• WHAT IS BEING ASKED
Using the listing below, output only the lines from the one that contains "Emit a LaTeX" through the one that contains "(0,\gy) -- (553,\gy);", inclusive, exactly as given and without images.

• RECORD SET
________________________________________

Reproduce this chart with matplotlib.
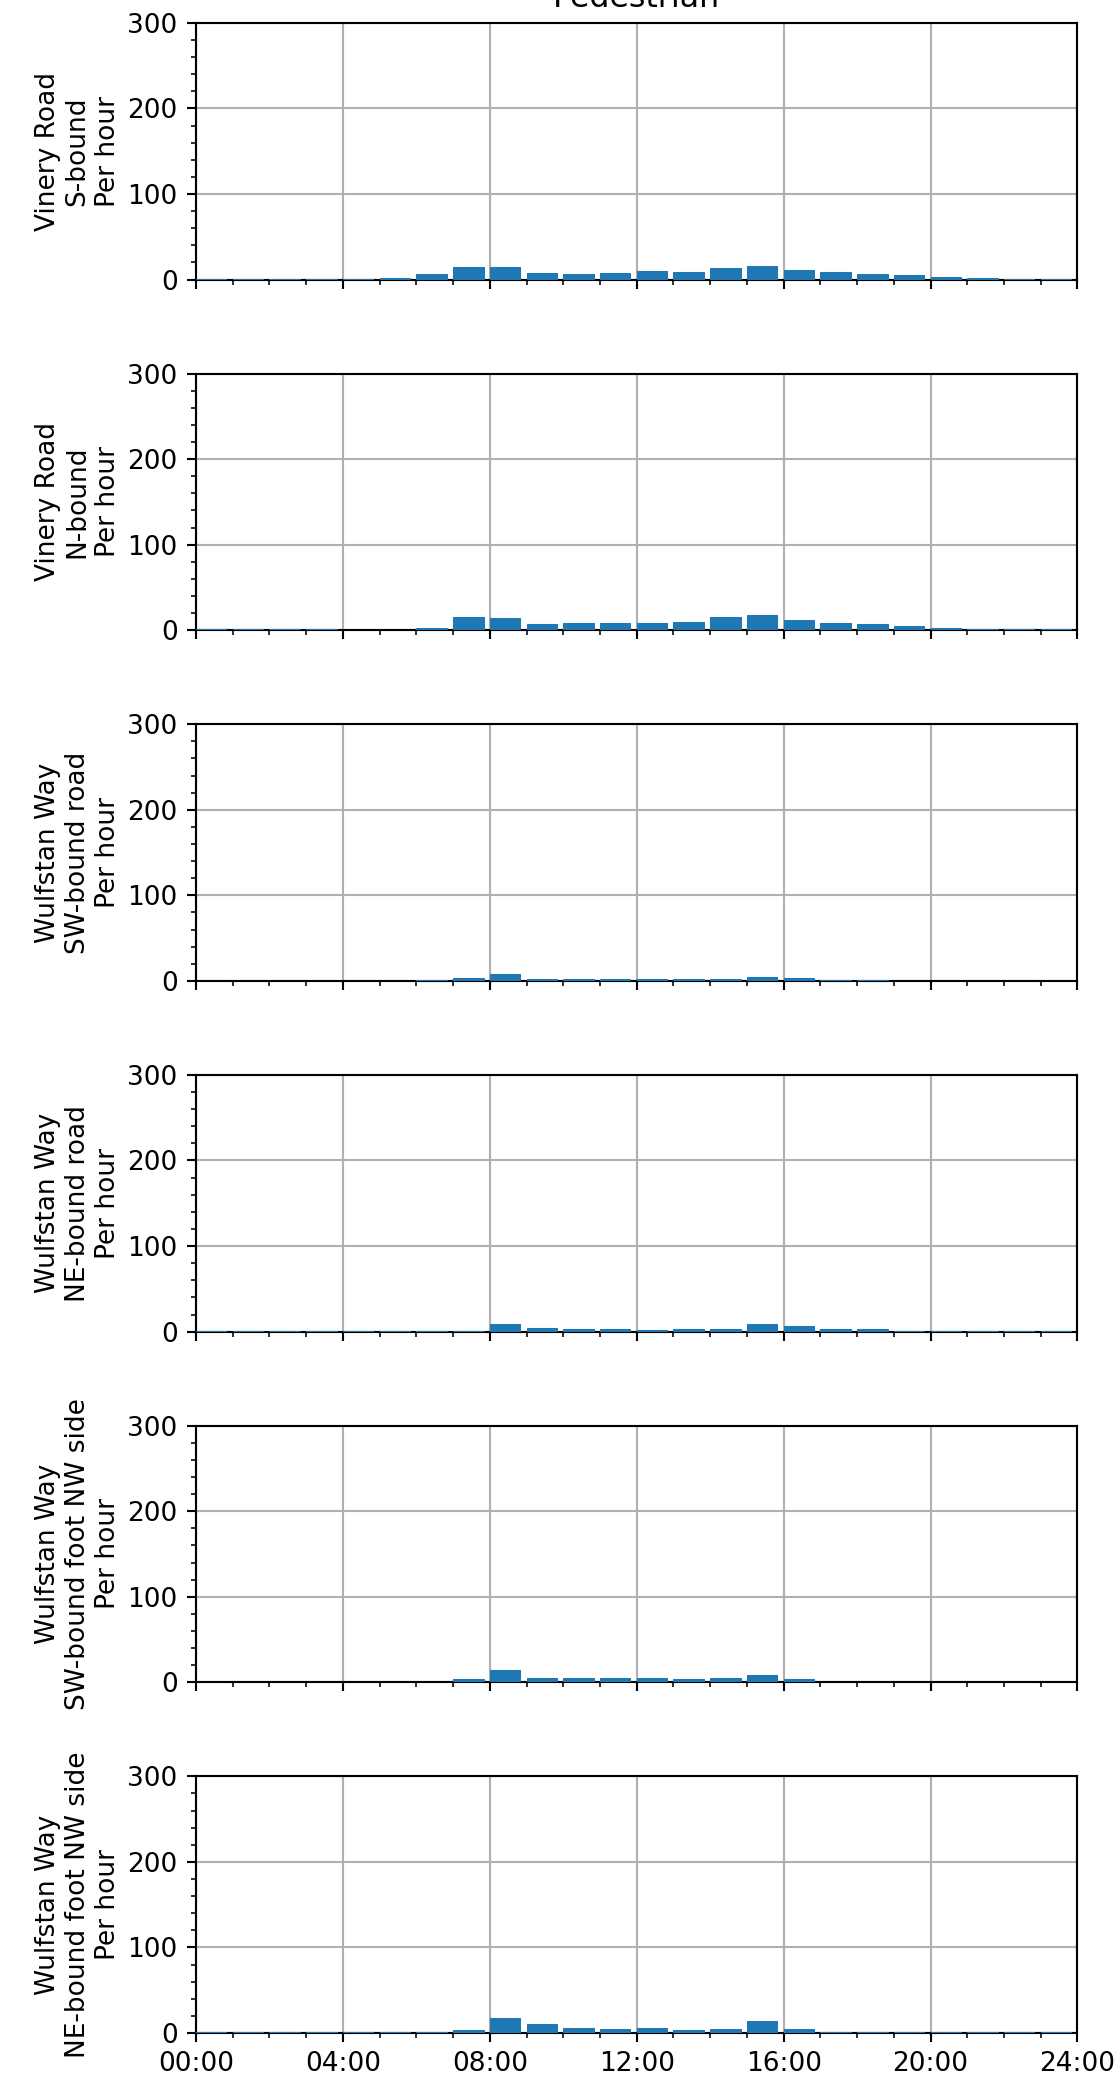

________________________________________

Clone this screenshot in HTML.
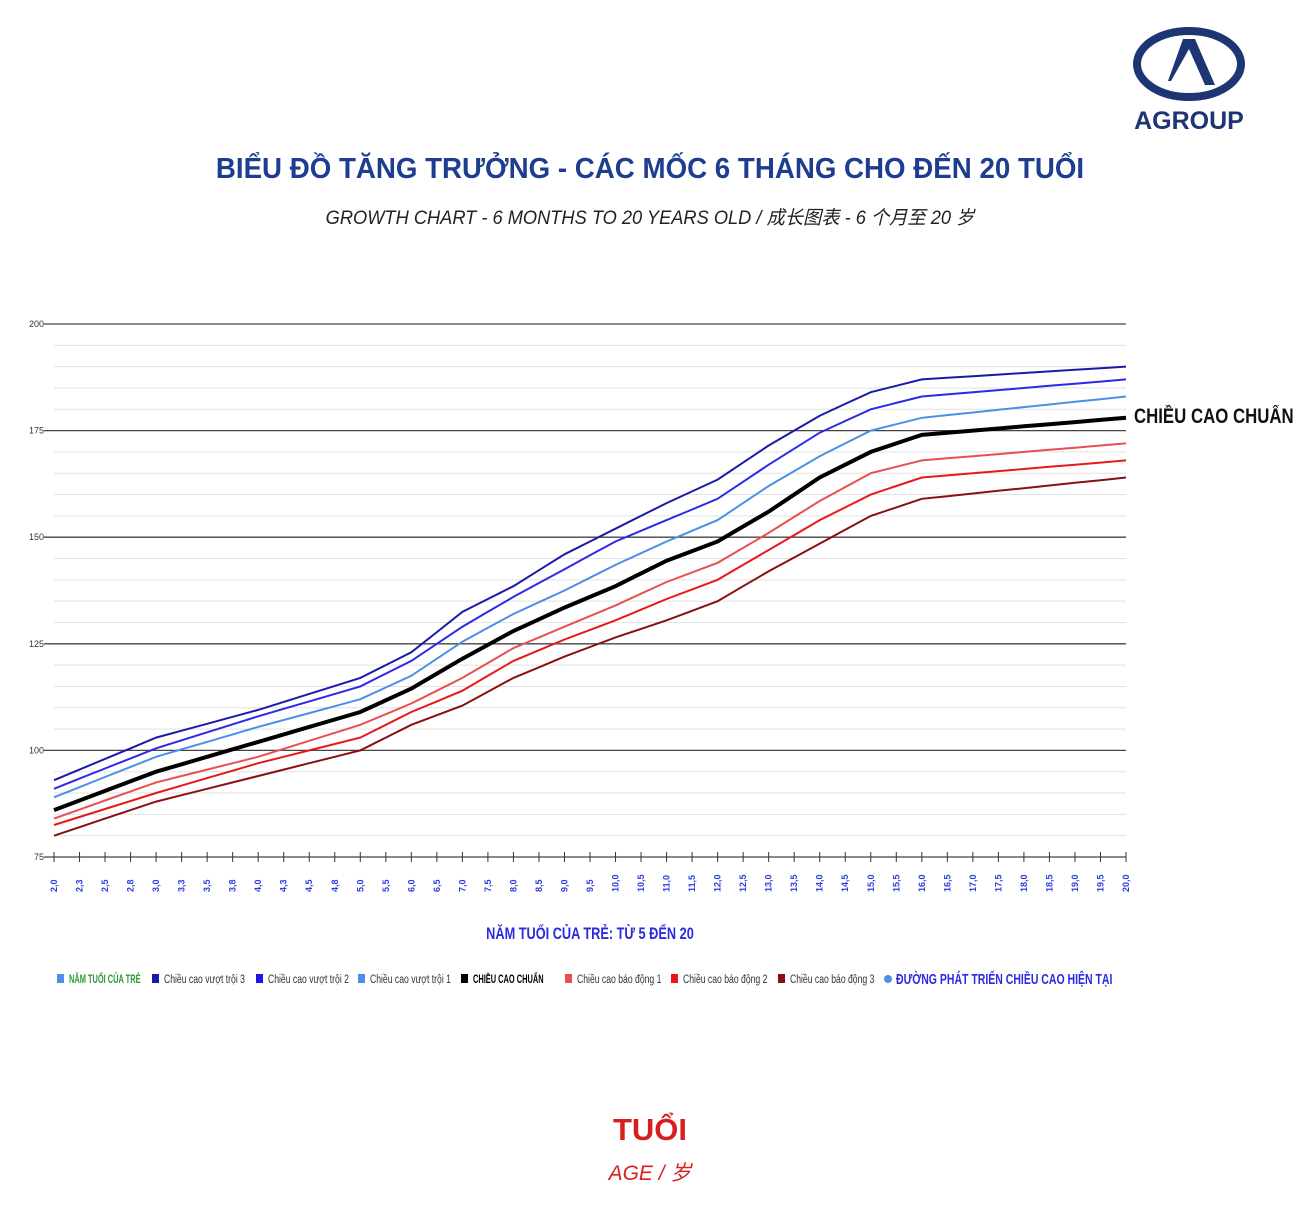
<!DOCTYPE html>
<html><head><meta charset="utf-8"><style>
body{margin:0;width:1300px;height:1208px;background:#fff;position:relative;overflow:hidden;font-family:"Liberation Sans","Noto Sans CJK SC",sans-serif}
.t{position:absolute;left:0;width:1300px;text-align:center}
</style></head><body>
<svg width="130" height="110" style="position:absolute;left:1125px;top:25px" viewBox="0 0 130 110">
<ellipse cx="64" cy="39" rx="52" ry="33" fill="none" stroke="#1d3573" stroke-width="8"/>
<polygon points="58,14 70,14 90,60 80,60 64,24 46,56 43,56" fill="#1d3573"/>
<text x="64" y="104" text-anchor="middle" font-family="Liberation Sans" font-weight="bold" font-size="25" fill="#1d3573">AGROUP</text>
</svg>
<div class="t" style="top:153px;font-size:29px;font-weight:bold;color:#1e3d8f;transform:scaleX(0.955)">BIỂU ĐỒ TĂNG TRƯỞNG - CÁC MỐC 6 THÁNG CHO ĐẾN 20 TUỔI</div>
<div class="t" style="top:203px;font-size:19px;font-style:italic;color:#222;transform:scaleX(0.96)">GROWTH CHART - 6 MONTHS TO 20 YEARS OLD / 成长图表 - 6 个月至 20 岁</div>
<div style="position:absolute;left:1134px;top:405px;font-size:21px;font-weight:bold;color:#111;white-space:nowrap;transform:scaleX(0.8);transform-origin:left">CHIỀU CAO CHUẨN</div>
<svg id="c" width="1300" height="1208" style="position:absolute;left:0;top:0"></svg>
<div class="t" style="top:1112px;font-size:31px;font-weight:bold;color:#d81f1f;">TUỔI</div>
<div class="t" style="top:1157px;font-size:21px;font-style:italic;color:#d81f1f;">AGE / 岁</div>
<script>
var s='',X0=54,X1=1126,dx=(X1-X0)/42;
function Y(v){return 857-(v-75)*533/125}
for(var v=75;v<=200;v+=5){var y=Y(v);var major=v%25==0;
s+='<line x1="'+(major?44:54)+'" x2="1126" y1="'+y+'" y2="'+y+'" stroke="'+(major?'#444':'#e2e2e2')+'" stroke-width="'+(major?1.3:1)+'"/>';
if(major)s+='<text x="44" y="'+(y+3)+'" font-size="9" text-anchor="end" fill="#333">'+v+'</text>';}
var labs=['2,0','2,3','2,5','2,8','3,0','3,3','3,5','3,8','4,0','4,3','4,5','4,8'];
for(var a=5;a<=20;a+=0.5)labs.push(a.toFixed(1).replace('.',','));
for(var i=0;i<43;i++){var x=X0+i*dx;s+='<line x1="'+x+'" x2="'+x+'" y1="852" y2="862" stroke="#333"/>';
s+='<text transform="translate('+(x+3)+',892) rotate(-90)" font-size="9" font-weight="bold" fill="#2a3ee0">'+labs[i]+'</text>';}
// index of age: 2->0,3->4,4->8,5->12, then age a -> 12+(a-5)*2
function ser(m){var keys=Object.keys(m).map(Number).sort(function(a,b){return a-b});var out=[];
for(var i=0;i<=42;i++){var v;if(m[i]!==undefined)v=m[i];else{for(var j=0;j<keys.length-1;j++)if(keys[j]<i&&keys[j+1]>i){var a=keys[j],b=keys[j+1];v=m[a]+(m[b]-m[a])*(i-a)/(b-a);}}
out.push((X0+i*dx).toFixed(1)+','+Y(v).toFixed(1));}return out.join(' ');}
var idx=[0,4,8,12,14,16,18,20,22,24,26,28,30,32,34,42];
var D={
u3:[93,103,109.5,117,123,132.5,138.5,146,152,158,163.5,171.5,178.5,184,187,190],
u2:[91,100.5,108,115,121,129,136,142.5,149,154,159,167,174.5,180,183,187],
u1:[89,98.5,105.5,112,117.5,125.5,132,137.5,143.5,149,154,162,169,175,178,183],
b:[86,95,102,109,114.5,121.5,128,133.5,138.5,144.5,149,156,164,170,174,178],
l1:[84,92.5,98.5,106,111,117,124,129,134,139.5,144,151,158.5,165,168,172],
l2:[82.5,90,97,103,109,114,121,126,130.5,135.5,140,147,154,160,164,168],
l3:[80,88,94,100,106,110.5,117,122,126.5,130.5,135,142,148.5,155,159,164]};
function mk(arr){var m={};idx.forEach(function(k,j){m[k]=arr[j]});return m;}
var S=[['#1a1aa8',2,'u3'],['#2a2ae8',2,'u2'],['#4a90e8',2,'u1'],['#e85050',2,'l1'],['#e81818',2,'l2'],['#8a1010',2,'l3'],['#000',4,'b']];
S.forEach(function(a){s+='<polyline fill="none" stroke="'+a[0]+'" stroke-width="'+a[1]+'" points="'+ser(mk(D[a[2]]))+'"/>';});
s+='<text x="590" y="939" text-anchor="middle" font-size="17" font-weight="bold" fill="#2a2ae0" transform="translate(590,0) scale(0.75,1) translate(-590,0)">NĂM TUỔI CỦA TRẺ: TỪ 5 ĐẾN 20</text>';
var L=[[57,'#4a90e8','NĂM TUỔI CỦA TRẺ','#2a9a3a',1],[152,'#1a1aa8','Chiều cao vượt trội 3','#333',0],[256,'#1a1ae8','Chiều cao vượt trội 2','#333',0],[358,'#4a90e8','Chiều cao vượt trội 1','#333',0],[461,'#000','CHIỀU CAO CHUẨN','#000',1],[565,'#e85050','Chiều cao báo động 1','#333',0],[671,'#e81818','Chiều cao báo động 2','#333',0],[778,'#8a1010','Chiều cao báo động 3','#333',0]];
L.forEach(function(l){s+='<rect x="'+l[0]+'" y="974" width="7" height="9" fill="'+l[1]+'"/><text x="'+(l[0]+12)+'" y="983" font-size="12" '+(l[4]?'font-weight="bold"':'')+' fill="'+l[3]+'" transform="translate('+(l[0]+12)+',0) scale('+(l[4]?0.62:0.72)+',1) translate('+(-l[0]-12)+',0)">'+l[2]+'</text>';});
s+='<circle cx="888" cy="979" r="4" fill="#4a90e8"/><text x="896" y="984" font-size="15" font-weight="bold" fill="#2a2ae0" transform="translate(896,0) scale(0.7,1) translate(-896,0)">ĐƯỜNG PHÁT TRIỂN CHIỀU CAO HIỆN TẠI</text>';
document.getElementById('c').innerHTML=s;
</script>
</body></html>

________________________________________

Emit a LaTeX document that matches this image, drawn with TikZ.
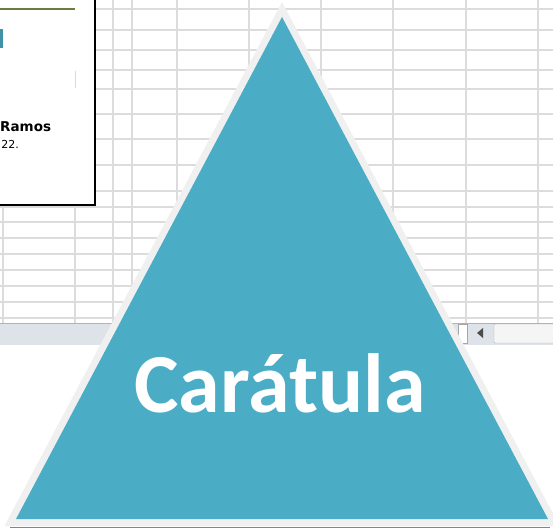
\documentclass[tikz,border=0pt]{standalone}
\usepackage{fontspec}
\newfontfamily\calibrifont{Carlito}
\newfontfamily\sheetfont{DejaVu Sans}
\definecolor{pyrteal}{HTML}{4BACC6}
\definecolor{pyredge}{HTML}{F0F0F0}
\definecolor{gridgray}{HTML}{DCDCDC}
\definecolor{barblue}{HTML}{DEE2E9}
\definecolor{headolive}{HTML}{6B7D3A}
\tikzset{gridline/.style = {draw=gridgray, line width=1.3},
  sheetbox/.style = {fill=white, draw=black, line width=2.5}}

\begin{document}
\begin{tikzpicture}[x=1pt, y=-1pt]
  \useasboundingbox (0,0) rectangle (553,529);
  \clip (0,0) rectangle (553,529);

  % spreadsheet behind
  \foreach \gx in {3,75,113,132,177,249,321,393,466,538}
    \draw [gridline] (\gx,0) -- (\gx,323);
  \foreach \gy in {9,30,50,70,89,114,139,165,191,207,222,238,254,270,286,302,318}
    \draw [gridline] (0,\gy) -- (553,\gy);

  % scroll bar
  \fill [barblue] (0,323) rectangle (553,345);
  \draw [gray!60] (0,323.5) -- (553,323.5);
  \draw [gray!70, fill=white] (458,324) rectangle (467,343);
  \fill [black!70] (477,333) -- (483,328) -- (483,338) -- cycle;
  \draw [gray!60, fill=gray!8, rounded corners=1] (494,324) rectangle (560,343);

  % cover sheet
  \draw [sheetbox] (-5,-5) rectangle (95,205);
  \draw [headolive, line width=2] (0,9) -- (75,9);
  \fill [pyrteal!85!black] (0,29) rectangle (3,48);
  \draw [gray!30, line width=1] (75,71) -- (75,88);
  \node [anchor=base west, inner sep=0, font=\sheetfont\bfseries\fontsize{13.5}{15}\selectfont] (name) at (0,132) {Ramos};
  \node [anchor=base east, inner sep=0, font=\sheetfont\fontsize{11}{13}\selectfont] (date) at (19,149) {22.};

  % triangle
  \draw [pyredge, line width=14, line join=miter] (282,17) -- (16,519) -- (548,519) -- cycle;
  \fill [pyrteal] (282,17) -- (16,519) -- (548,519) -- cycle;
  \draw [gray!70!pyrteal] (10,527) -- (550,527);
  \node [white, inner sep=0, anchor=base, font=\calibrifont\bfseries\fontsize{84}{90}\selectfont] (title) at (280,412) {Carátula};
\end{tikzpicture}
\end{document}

________________________________________

• WRITTEN RESPONSE
Emit a LaTeX document that matches this image, drawn with TikZ.
\documentclass[tikz,border=0pt]{standalone}
\usepackage{fontspec}
\newfontfamily\calibrifont{Carlito}
\newfontfamily\sheetfont{DejaVu Sans}
\definecolor{pyrteal}{HTML}{4BACC6}
\definecolor{pyredge}{HTML}{F0F0F0}
\definecolor{gridgray}{HTML}{DCDCDC}
\definecolor{barblue}{HTML}{DEE2E9}
\definecolor{headolive}{HTML}{6B7D3A}
\tikzset{gridline/.style = {draw=gridgray, line width=1.3},
  sheetbox/.style = {fill=white, draw=black, line width=2.5}}

\begin{document}
\begin{tikzpicture}[x=1pt, y=-1pt]
  \useasboundingbox (0,0) rectangle (553,529);
  \clip (0,0) rectangle (553,529);

  % spreadsheet behind
  \foreach \gx in {3,75,113,132,177,249,321,393,466,538}
    \draw [gridline] (\gx,0) -- (\gx,323);
  \foreach \gy in {9,30,50,70,89,114,139,165,191,207,222,238,254,270,286,302,318}
    \draw [gridline] (0,\gy) -- (553,\gy);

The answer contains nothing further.